You'll do it , no worries  and should eventually get way ahead as you are a spring chicken compared to me ! my old bones creak every now and then :lol:


----------



## TECH (Nov 30, 2011)

Greshie said:


> You'll do it , no worries  and should eventually get way ahead as you are a spring chicken compared to me ! my old bones creak every now and then :lol:


My young bones creak now and then...


----------



## BestBefore1989 (Oct 21, 2008)

Greshie said:


> my old bones creak every now and then :lol:


I know just how you feel !


----------



## TECH (Nov 30, 2011)

Squats: 92.5kg 5,5,5

BP: 55kg 5,5,5

Deadlift: 102.5kg 5

Dips 7,6

Very good session today, I feel good.


----------



## Greshie (Jan 15, 2011)

Steady progress there ... onwards and upwards


----------



## Tassotti (Feb 27, 2011)

TECH said:


> Squats: 92.5kg 5,5,5
> 
> BP: 55kg 5,5,5
> 
> ...


Did you forget the bar on bench again bud ?


----------



## TECH (Nov 30, 2011)

Haha yes I did I mean 75kg. Good spot


----------



## TECH (Nov 30, 2011)

Squats - 95kg 5,5,4

MP - 50kg 5,4,4

Pendlay Rows 50kg 5,5,5

Pull Ups - 6,6


----------



## Greshie (Jan 15, 2011)

Steady progress there Tech , well done !


----------



## TECH (Nov 30, 2011)

Squats: 95kg 5,5,5

BP: 77.5kg 5,4,3

Deadlift: 105kg 5

Dips 6,5

Lying Tricep Extension: EZ bar + 17.5kg: 8,8

What does an EZ bar weigh anybody?


----------



## Tassotti (Feb 27, 2011)

EZ bars vary in weight. Mine is 8.5Kg

Oly bars weigh 20Kg. Add it to your bench press !


----------



## TECH (Nov 30, 2011)

What would I do without you. It's because I copy and paste from my previous and edit.


----------



## Greshie (Jan 15, 2011)

TECH said:


> What would I do without you. It's because I copy and paste from my previous and edit.


 :lol: never thought of doing that!


----------



## TECH (Nov 30, 2011)

Greshie said:


> :lol: never thought of doing that!


It's the lazy mans way of repeating his mistakes.


----------



## TECH (Nov 30, 2011)

Ache like a good 'un today.
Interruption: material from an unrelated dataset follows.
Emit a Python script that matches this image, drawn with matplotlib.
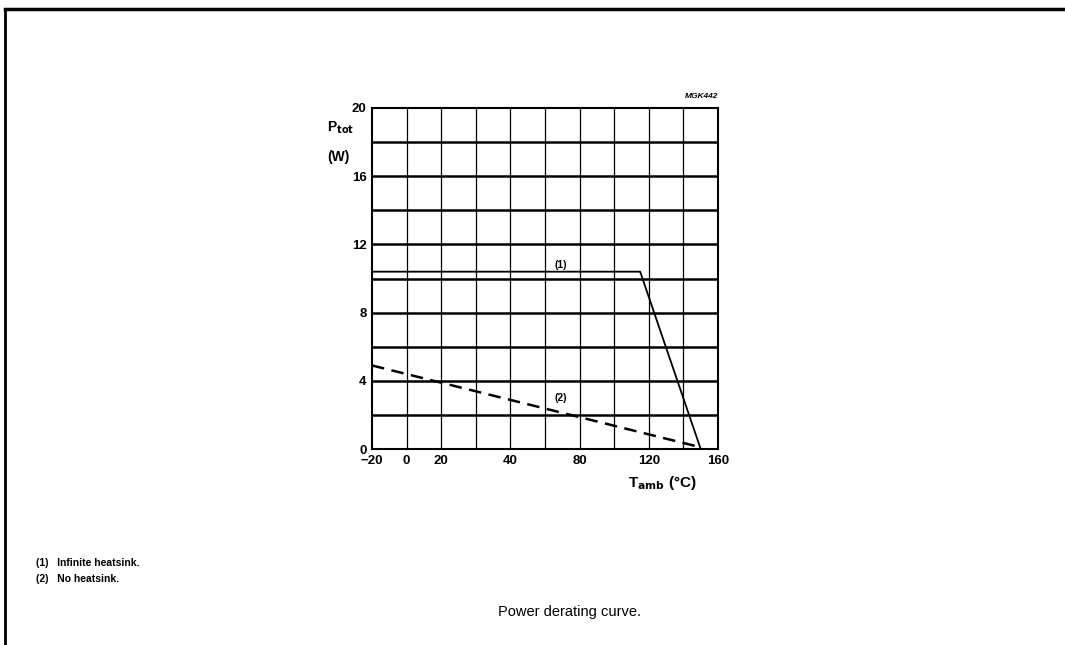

Especially my lower back and triceps.


----------



## TECH (Nov 30, 2011)

Bad day today. Was stood up in the back of the truck at work. Crew mate was driving on blues about 30/40mph when a car pulled out on her. She emergency stopped, I went flying from one end of the ambulance to the other. Smashed into cupboards, KO'd for a small amount of time, but worst my lower back is killing. Muscular pain but I'm worried it's going to stay with me for a while.

Tomorrow morning will tell when I get up for my shift.


----------



## Greshie (Jan 15, 2011)

TECH said:


> Bad day today. Was stood up in the back of the truck at work. Crew mate was driving on blues about 30/40mph when a car pulled out on her. She emergency stopped, I went flying from one end of the ambulance to the other. Smashed into cupboards, KO'd for a small amount of time, but worst my lower back is killing. Muscular pain but I'm worried it's going to stay with me for a while.
> 
> Tomorrow morning will tell when I get up for my shift.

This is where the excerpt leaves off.